Palomar College hosted Domestic Violence Unity Day Oct. 01 to show the impact domestic abuse and sexual abuse can have on Palomar College students and staff.
In honor of October being Domestic Violence Awareness month, Palomar officials wanted to let students know of the physical and mental health support Palomar’s health center and partner Center for Community Solutions has for victims who have faced abuse.
“Our domestic unity day event is intended to bring about awareness for students and educate them on healthy relationships and learn how to prevent unhealthy relationships that lead to sexual assault, domestic violence, dating violence, bullying and things of that nature,” Palomar Health Center staff assistant Lenka Schalke said.
Alongside Palomar’s health center is the Center for Community Solutions that provide services from attorneys who guide victims of abuse and assault through their cases to counselors and therapists who help victims feel heard.
“We really focus on the empowerment model,” CCS counselor leader Corinne Sylvestre said. “We want to focus on giving people options, making sure they know what their rights are, our resources. We are not there to have the savior role, where we want to tell people ‘this is what you should do, leave the relationship right away.’”
Sylvestre added that she believes it is important for victims to seek resources even though it is scary trying to find people who will listen to them without judgment.
“It’s normal to have fear,” Sylvestre said. “We try to make sure we focus on that we believe them, that people know it is never their fault what has happened, it is someone else’s decision to abuse or assault. We really want to work with people letting them know what their options are, that we won’t force them to make certain decisions or use certain services, but we definitely want to make sure we validate that it is a scary situation.”
In reply to the fear victims face when seeking refuge, CCS staff attorney Sadaf Hane added that, in today’s society, there is more openness to victims and more resources available that do not judge victims no matter their background.
“People are slowly coming to grip that reality, and it helps our model of prevention awareness,” Hane said. “The more we realize that the more people are willing to reach across those line and help other people, as opposed to staying in segregated camps. As far as the legal aspect goes we have incorporated legal services into our role, and I think it’s really incredible and life changing.”
Hane added that there are many different legal procedures a victim can go through.
Whether they need a child support order, a spousal support order so they can get back up on their feet, an accommodation under the law on campus or at work to make them feel safer to do their job, or whether it’s getting them a civil protective order so that abuser stays away under the umbrella of civil legal services.
“That victim-blaming culture permeates every facet of society,” Hane said. “I can speak to it in the legal system.
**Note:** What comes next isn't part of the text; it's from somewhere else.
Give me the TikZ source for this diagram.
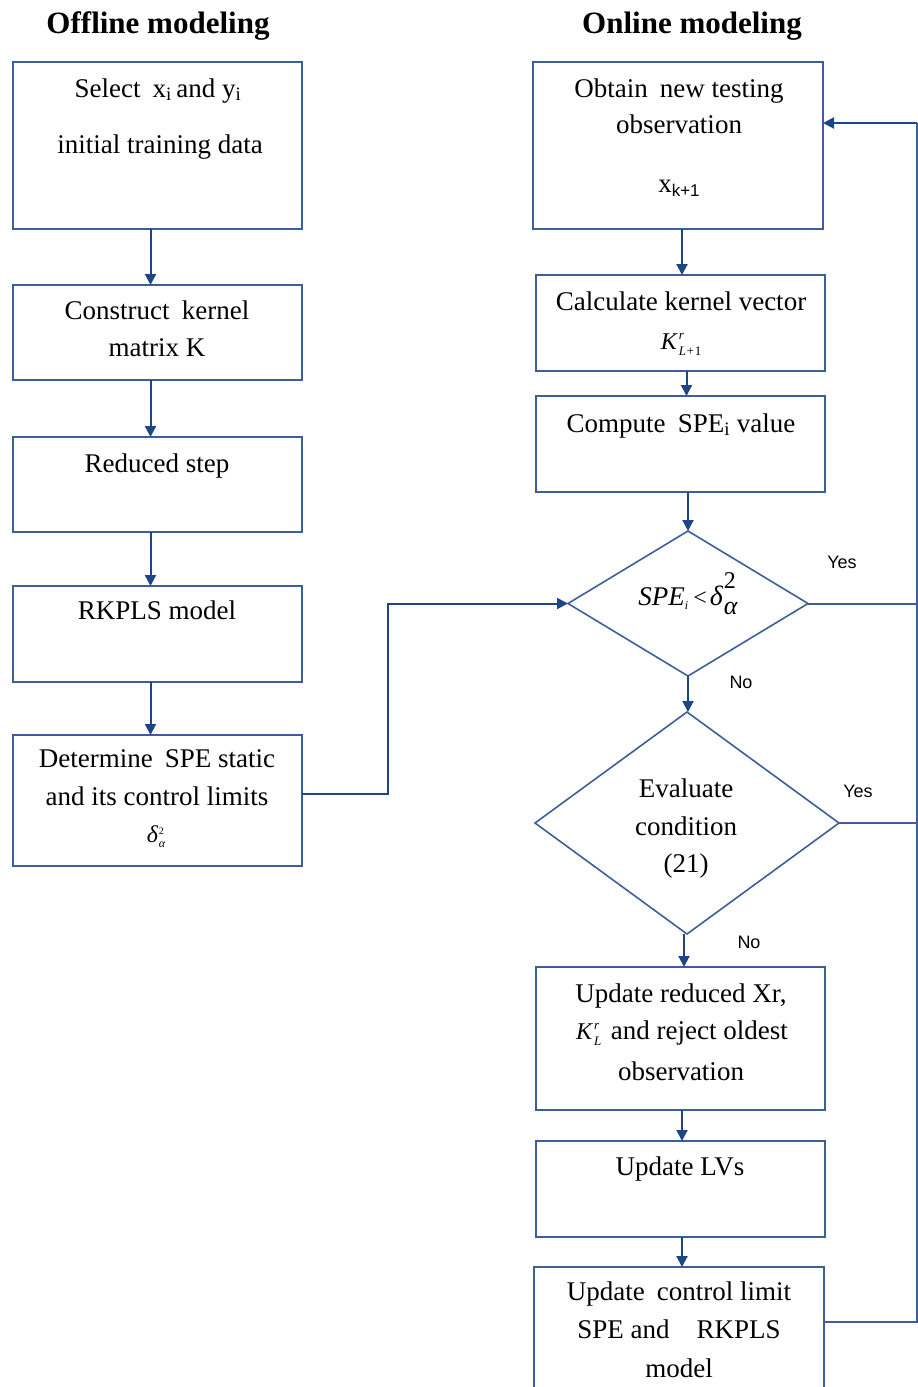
\documentclass[tikz,border=0pt]{standalone}
\usepackage{fontspec}
\setmainfont{Liberation Serif}
\newfontfamily\yesnofont{Liberation Sans}
\usetikzlibrary{shapes.geometric,arrows.meta,calc}

\definecolor{boxblue}{RGB}{60,95,155}
\definecolor{arrowblue}{RGB}{30,70,135}

\newcommand{\fs}[1]{\fontsize{#1}{#1}\selectfont}

\begin{document}
\begin{tikzpicture}[x=1pt,y=-1pt,
  box/.style={draw=boxblue, line width=1.6pt, inner sep=0pt, outer sep=0pt, minimum width=289pt},
  dec/.style={diamond, draw=boxblue, line width=1.6pt, inner sep=0pt, outer sep=0pt},
  txt/.style={anchor=base, inner sep=0pt, font=\fs{27}},
  ttl/.style={anchor=base, inner sep=0pt, font=\fs{31}\bfseries},
  yn/.style={anchor=base, inner sep=0pt, font=\yesnofont\fs{18}},
  arr/.style={draw=arrowblue, line width=2pt, -{Triangle[length=11pt,width=11pt]}},
  link/.style={draw=boxblue, line width=2pt},
]
\useasboundingbox (0,0) rectangle (918,1387);

% column headings
\node[ttl] (hoff) at (158,33) {Offline modeling};
\node[ttl] (hon) at (692,33) {Online modeling};

% offline column
\node[box, minimum height=167pt] (L1) at (157.5,145.5) {};
\node[box, minimum height=95pt]  (L2) at (157.5,332.5) {};
\node[box, minimum height=95pt]  (L3) at (157.5,484.5) {};
\node[box, minimum height=96pt]  (L4) at (157.5,634) {};
\node[box, minimum height=131pt] (L5) at (157.5,800.5) {};

\node[txt] (t11) at (158,97) {Select\hspace{0.45em}x\textsubscript{i}\,and y\textsubscript{i}};
\node[txt] (t12) at (160,153) {initial training data};
\node[txt] (t21) at (157,319) {Construct\hspace{0.45em}kernel};
\node[txt] (t22) at (157,356) {matrix K};
\node[txt] (t31) at (157,472) {Reduced step};
\node[txt] (t41) at (157,619) {RKPLS model};
\node[txt] (t51) at (157,767) {Determine\hspace{0.45em}SPE static};
\node[txt] (t52) at (157,805) {and its control limits};
\node[txt] (t53) at (156,842) {{\fs{24}\itshape δ}\kern1pt\rlap{\raisebox{8pt}{\fs{10}2}}\raisebox{-5pt}{\fs{12}\itshape α}};

% online column
\node[box, minimum width=290pt, minimum height=167pt] (R1) at (678,145.5) {};
\node[box, minimum height=96pt]  (R2) at (680.5,323) {};
\node[box, minimum height=96pt]  (R3) at (680.5,444) {};
\node[dec, minimum width=240pt, minimum height=145pt] (D1) at (688,603.5) {};
\node[dec, minimum width=304pt, minimum height=222pt] (D2) at (687,823) {};
\node[box, minimum height=143pt] (R4) at (680.5,1038.5) {};
\node[box, minimum height=96pt]  (R5) at (680.5,1189) {};
\node[box, minimum width=290pt, minimum height=143pt] (R6) at (679,1338.5) {};

\node[txt] (u11) at (679,97) {Obtain\hspace{0.45em}new testing};
\node[txt] (u12) at (679,133) {observation};
\node[txt] (u13) at (679,192) {x\raisebox{-4pt}{\yesnofont\fs{17}k+1}};
\node[txt] (u21) at (681,310) {Calculate kernel vector};
\node[txt] (u22) at (681,349) {{\fs{24}\itshape K}\kern2pt\rlap{\raisebox{10pt}{\fs{13}\itshape r}}\raisebox{-6pt}{\fs{13}\itshape L+}\raisebox{-6pt}{\fs{13}1}};
\node[txt] (u31) at (681,432) {Compute\hspace{0.45em}SPE\textsubscript{i} value};
\node[txt] (u41) at (688,605) {{\fs{27}\itshape SPE}\raisebox{-4pt}{\fs{12}\itshape i}\hspace{5pt}{\fs{24}<}\hspace{3pt}{\fs{28}\itshape δ}\kern1pt\rlap{\raisebox{17pt}{\fs{24}2}}\raisebox{-9pt}{\fs{26}\itshape α}};
\node[txt] (u51) at (686,797) {Evaluate};
\node[txt] (u52) at (686,835) {condition};
\node[txt] (u53) at (686,872) {(21)};
\node[txt] (u61) at (681,1002) {Update reduced Xr,};
\node[txt] (u62) at (682,1039) {{\fs{24}\itshape K}\kern2pt\rlap{\raisebox{10pt}{\fs{13}\itshape r}}\raisebox{-6pt}{\fs{13}\itshape L}\hspace{0.35em}and reject oldest};
\node[txt] (u63) at (681,1080) {observation};
\node[txt] (u71) at (680,1175) {Update LVs};
\node[txt] (u81) at (679,1300) {Update\hspace{0.45em}control limit};
\node[txt] (u82) at (679,1338) {SPE and\hspace{1em}RKPLS};
\node[txt] (u83) at (679,1377) {model};

% branch labels
\node[yn] (y1) at (842,568) {Yes};
\node[yn] (n1) at (741,688) {No};
\node[yn] (y2) at (858,797) {Yes};
\node[yn] (n2) at (749,948) {No};

% offline flow
\draw[arr] ([xshift=-7pt]L1.south) -- ([xshift=-7pt]L2.north);
\draw[arr] ([xshift=-7pt]L2.south) -- ([xshift=-7pt]L3.north);
\draw[arr] ([xshift=-7pt]L3.south) -- ([xshift=-7pt]L4.north);
\draw[arr] ([xshift=-7pt]L4.south) -- ([xshift=-7pt]L5.north);

% online flow
\draw[arr] ([xshift=4pt]R1.south) -- ([xshift=4pt]R1.south |- R2.north);
\draw[arr] ([xshift=6pt]R2.south) -- ([xshift=6pt]R2.south |- R3.north);
\draw[arr] (R3.south -| D1.north) -- (D1.north);
\draw[arr] (D1.south) -- (D1.south |- D2.north);
\draw[arr] ([xshift=-3pt]D2.south) -- ([xshift=-3pt]D2.south |- R4.north);
\draw[arr] ([xshift=1.5pt]R4.south) -- ([xshift=1.5pt]R4.south |- R5.north);
\draw[arr] ([xshift=1.5pt]R5.south) -- ([xshift=1.5pt]R5.south |- R6.north);

% control limit handed to the online test
\coordinate (j1) at (388,793.5);
\draw[arr] (L5.east |- j1) -- (j1) -- (j1 |- D1.west) -- (D1.west);

% return path to the next observation
\coordinate (rt) at (917,123);
\coordinate (rb) at (917,1322);
\draw[link] (R6.east |- rb) -- (rb) -- (rt);
\draw[arr] (rt) -- (R1.east |- rt);
\draw[link] (D1.east) -- (D1.east -| rt);
\draw[link] (D2.east) -- (D2.east -| rt);
\end{tikzpicture}
\end{document}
I’ve had plenty of cases where even judges turn and blame the victim saying ‘you shouldn’t have been drinking that much, change your behavior.’ It shouldn’t be about the victim changing it should be about recognizing abuse. Perpetrators should be responsible for their behavior.”
Hane added that domestic abuse can go beyond hitting and verbal abuse, but can also lead to sexual abuse. Hane explained that many spouses face sexual abuse within the same relationships. Hane added that though it may not be commonly spoken about marital rape occurs often, and it is highly destructive to the victim’s health.
Hane added that she believes talking about abuse is one of the most important things everyone can do to help victims.
“I think just getting the word out there and bringing about more awareness whether it’s through presentations, article, editorials, or anything expressive helps people know there are others out there and resources out there for them,” Hane said. “Spreading awareness will hopefully change the paradigm and really embrace victims coming forward and talking about it.”